His sister Ilaria has fought for justice for years, trying to establish
who was responsible for her brother’s death nearly a decade ago.

However despite years of legal battles no one has yet been successfully
prosecuted.

Five police officers are currently on trial over the affair, three of them
charged with manslaughter.

“It’s moving to see how things are being organised spontaneously to see my
brother’s story,” Ilaria Cucchi told AFP.

“He wasn’t anybody, and now they’ll know him in Spain, in France, around
the world,” said Cucchi, who after the premiere dedicated the film to far-
right Interior Minister Matteo Salvini.

“This film should make everyone reflect, especially him (Salvini).
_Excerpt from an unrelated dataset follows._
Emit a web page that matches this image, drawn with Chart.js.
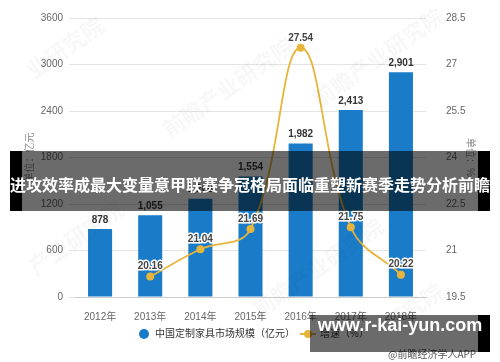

Stefano
represents a human being whose rights were denied and violated,” said Ilaria,
who accused the police of torturing her brother.

Listings of upcoming public screenings can be found easily online.

“This is how we can make people aware of the abuse of power by those in
uniform and, more generally, on conditions in Italian prisons,” screening
organiser Giovanni told Italian daily La Repubblica.

The film came out in Italian cinemas on September 12 and Andrea Occhipinti
of distributor Lucky Red has slammed the “piracy” going on around the
country.

The film’s star, Alessandro Borghi, who lost 18 kilos to play the role of
Cucchi, said: “What’s happening goes beyond cinema. We are all fighting for
the same cause, it’s a communion of ideas.”